* _Instructions to follow_: Return the listing below exactly, with the pictures dropped.

* _Dataset section_:
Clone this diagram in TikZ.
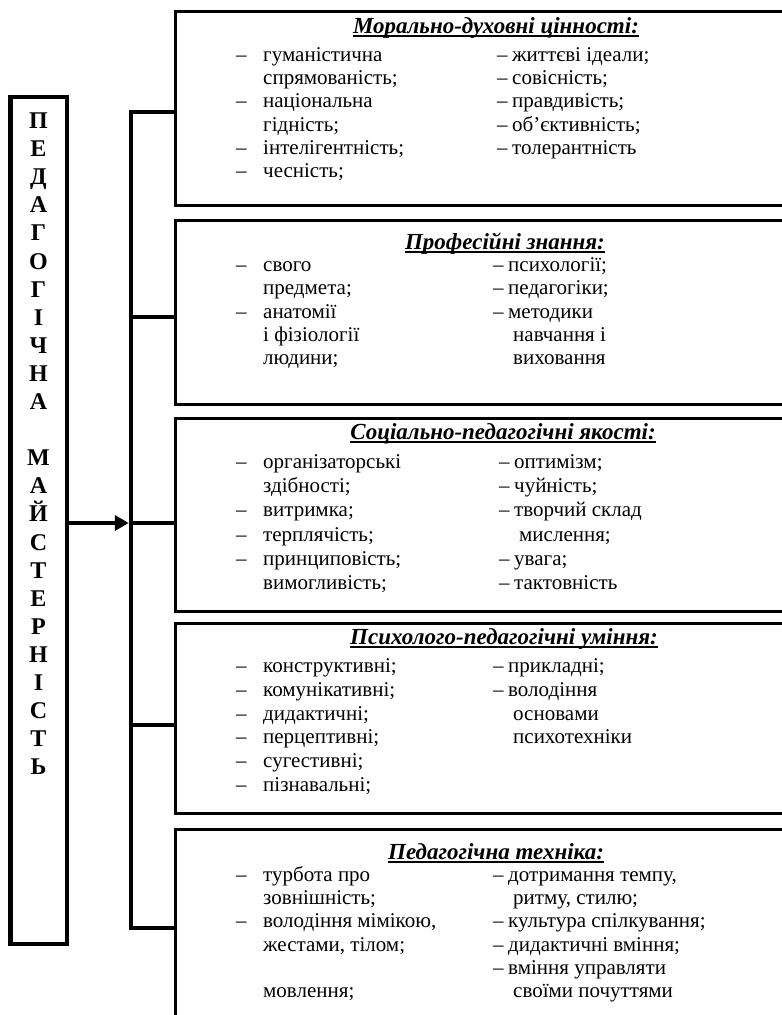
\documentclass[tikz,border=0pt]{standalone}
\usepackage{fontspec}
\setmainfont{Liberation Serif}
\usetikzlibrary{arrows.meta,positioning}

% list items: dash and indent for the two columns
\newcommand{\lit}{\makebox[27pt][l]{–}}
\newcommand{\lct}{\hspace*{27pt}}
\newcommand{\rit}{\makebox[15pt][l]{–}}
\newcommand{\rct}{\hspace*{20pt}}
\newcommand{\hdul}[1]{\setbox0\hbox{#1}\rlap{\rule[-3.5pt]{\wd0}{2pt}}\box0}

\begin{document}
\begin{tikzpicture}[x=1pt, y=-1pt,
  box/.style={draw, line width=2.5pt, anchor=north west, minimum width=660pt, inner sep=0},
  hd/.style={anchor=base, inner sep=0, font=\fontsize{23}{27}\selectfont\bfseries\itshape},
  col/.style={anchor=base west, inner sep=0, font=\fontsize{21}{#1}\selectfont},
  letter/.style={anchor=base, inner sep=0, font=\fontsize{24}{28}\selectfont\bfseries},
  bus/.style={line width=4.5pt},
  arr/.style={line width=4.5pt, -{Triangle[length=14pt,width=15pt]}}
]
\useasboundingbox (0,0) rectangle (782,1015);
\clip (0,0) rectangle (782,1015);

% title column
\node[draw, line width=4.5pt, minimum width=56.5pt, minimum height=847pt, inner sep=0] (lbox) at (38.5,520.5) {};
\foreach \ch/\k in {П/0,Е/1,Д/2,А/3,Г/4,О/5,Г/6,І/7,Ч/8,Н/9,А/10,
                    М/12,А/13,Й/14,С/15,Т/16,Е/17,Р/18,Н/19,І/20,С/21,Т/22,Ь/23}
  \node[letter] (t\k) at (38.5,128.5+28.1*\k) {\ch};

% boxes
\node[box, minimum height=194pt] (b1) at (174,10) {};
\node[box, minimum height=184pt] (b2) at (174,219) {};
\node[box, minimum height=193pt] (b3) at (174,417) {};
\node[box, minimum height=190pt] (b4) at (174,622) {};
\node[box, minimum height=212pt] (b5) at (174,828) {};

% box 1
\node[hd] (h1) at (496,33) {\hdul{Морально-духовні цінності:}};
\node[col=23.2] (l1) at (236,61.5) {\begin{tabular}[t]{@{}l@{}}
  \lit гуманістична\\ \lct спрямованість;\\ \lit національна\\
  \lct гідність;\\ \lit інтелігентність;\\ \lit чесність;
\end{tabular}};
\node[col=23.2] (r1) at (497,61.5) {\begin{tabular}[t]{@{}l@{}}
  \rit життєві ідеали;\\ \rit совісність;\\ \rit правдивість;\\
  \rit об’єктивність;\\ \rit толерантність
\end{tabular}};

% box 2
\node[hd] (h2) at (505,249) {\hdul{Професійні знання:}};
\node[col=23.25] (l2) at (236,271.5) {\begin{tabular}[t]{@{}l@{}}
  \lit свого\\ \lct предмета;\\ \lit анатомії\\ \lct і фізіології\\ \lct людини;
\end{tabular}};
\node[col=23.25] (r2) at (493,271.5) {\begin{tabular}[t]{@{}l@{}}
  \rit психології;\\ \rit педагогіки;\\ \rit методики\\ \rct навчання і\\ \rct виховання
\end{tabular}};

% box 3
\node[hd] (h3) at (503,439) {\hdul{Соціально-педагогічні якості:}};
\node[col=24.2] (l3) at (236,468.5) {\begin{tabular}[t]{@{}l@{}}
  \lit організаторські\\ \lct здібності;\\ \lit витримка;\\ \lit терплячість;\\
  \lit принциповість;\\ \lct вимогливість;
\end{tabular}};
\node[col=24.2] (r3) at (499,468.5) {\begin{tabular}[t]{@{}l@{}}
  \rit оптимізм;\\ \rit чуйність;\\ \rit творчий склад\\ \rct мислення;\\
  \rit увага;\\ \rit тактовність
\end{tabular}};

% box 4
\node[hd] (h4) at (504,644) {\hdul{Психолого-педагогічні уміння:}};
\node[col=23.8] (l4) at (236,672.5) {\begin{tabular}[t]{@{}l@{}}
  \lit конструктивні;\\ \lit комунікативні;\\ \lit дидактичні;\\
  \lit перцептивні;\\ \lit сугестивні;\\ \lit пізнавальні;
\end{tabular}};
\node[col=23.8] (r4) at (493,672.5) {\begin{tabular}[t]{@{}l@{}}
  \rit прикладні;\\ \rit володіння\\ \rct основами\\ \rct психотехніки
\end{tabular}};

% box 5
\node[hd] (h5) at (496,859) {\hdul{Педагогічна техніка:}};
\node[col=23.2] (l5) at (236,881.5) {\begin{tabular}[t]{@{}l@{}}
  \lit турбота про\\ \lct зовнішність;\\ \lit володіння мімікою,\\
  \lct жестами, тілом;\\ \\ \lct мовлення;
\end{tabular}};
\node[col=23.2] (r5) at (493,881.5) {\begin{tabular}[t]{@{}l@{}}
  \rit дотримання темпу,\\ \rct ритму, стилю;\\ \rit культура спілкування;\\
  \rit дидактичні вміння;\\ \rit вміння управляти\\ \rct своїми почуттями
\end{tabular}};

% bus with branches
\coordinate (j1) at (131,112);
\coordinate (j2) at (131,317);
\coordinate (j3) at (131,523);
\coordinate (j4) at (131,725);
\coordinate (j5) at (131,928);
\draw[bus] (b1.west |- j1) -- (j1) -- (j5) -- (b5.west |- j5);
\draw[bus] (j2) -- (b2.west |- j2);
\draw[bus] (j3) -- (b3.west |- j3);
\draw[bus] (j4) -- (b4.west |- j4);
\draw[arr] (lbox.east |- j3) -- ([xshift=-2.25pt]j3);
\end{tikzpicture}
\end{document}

* _Solution to the exercise_:
Clone this diagram in TikZ.
\documentclass[tikz,border=0pt]{standalone}
\usepackage{fontspec}
\setmainfont{Liberation Serif}
\usetikzlibrary{arrows.meta,positioning}

% list items: dash and indent for the two columns
\newcommand{\lit}{\makebox[27pt][l]{–}}
\newcommand{\lct}{\hspace*{27pt}}
\newcommand{\rit}{\makebox[15pt][l]{–}}
\newcommand{\rct}{\hspace*{20pt}}
\newcommand{\hdul}[1]{\setbox0\hbox{#1}\rlap{\rule[-3.5pt]{\wd0}{2pt}}\box0}

\begin{document}
\begin{tikzpicture}[x=1pt, y=-1pt,
  box/.style={draw, line width=2.5pt, anchor=north west, minimum width=660pt, inner sep=0},
  hd/.style={anchor=base, inner sep=0, font=\fontsize{23}{27}\selectfont\bfseries\itshape},
  col/.style={anchor=base west, inner sep=0, font=\fontsize{21}{#1}\selectfont},
  letter/.style={anchor=base, inner sep=0, font=\fontsize{24}{28}\selectfont\bfseries},
  bus/.style={line width=4.5pt},
  arr/.style={line width=4.5pt, -{Triangle[length=14pt,width=15pt]}}
]
\useasboundingbox (0,0) rectangle (782,1015);
\clip (0,0) rectangle (782,1015);

% title column
\node[draw, line width=4.5pt, minimum width=56.5pt, minimum height=847pt, inner sep=0] (lbox) at (38.5,520.5) {};
\foreach \ch/\k in {П/0,Е/1,Д/2,А/3,Г/4,О/5,Г/6,І/7,Ч/8,Н/9,А/10,
                    М/12,А/13,Й/14,С/15,Т/16,Е/17,Р/18,Н/19,І/20,С/21,Т/22,Ь/23}
  \node[letter] (t\k) at (38.5,128.5+28.1*\k) {\ch};

% boxes
\node[box, minimum height=194pt] (b1) at (174,10) {};
\node[box, minimum height=184pt] (b2) at (174,219) {};
\node[box, minimum height=193pt] (b3) at (174,417) {};
\node[box, minimum height=190pt] (b4) at (174,622) {};
\node[box, minimum height=212pt] (b5) at (174,828) {};

% box 1
\node[hd] (h1) at (496,33) {\hdul{Морально-духовні цінності:}};
\node[col=23.2] (l1) at (236,61.5) {\begin{tabular}[t]{@{}l@{}}
  \lit гуманістична\\ \lct спрямованість;\\ \lit національна\\
  \lct гідність;\\ \lit інтелігентність;\\ \lit чесність;
\end{tabular}};
\node[col=23.2] (r1) at (497,61.5) {\begin{tabular}[t]{@{}l@{}}
  \rit життєві ідеали;\\ \rit совісність;\\ \rit правдивість;\\
  \rit об’єктивність;\\ \rit толерантність
\end{tabular}};

% box 2
\node[hd] (h2) at (505,249) {\hdul{Професійні знання:}};
\node[col=23.25] (l2) at (236,271.5) {\begin{tabular}[t]{@{}l@{}}
  \lit свого\\ \lct предмета;\\ \lit анатомії\\ \lct і фізіології\\ \lct людини;
\end{tabular}};
\node[col=23.25] (r2) at (493,271.5) {\begin{tabular}[t]{@{}l@{}}
  \rit психології;\\ \rit педагогіки;\\ \rit методики\\ \rct навчання і\\ \rct виховання
\end{tabular}};

% box 3
\node[hd] (h3) at (503,439) {\hdul{Соціально-педагогічні якості:}};
\node[col=24.2] (l3) at (236,468.5) {\begin{tabular}[t]{@{}l@{}}
  \lit організаторські\\ \lct здібності;\\ \lit витримка;\\ \lit терплячість;\\
  \lit принциповість;\\ \lct вимогливість;
\end{tabular}};
\node[col=24.2] (r3) at (499,468.5) {\begin{tabular}[t]{@{}l@{}}
  \rit оптимізм;\\ \rit чуйність;\\ \rit творчий склад\\ \rct мислення;\\
  \rit увага;\\ \rit тактовність
\end{tabular}};

% box 4
\node[hd] (h4) at (504,644) {\hdul{Психолого-педагогічні уміння:}};
\node[col=23.8] (l4) at (236,672.5) {\begin{tabular}[t]{@{}l@{}}
  \lit конструктивні;\\ \lit комунікативні;\\ \lit дидактичні;\\
  \lit перцептивні;\\ \lit сугестивні;\\ \lit пізнавальні;
\end{tabular}};
\node[col=23.8] (r4) at (493,672.5) {\begin{tabular}[t]{@{}l@{}}
  \rit прикладні;\\ \rit володіння\\ \rct основами\\ \rct психотехніки
\end{tabular}};

% box 5
\node[hd] (h5) at (496,859) {\hdul{Педагогічна техніка:}};
\node[col=23.2] (l5) at (236,881.5) {\begin{tabular}[t]{@{}l@{}}
  \lit турбота про\\ \lct зовнішність;\\ \lit володіння мімікою,\\
  \lct жестами, тілом;\\ \\ \lct мовлення;
\end{tabular}};
\node[col=23.2] (r5) at (493,881.5) {\begin{tabular}[t]{@{}l@{}}
  \rit дотримання темпу,\\ \rct ритму, стилю;\\ \rit культура спілкування;\\
  \rit дидактичні вміння;\\ \rit вміння управляти\\ \rct своїми почуттями
\end{tabular}};

% bus with branches
\coordinate (j1) at (131,112);
\coordinate (j2) at (131,317);
\coordinate (j3) at (131,523);
\coordinate (j4) at (131,725);
\coordinate (j5) at (131,928);
\draw[bus] (b1.west |- j1) -- (j1) -- (j5) -- (b5.west |- j5);
\draw[bus] (j2) -- (b2.west |- j2);
\draw[bus] (j3) -- (b3.west |- j3);
\draw[bus] (j4) -- (b4.west |- j4);
\draw[arr] (lbox.east |- j3) -- ([xshift=-2.25pt]j3);
\end{tikzpicture}
\end{document}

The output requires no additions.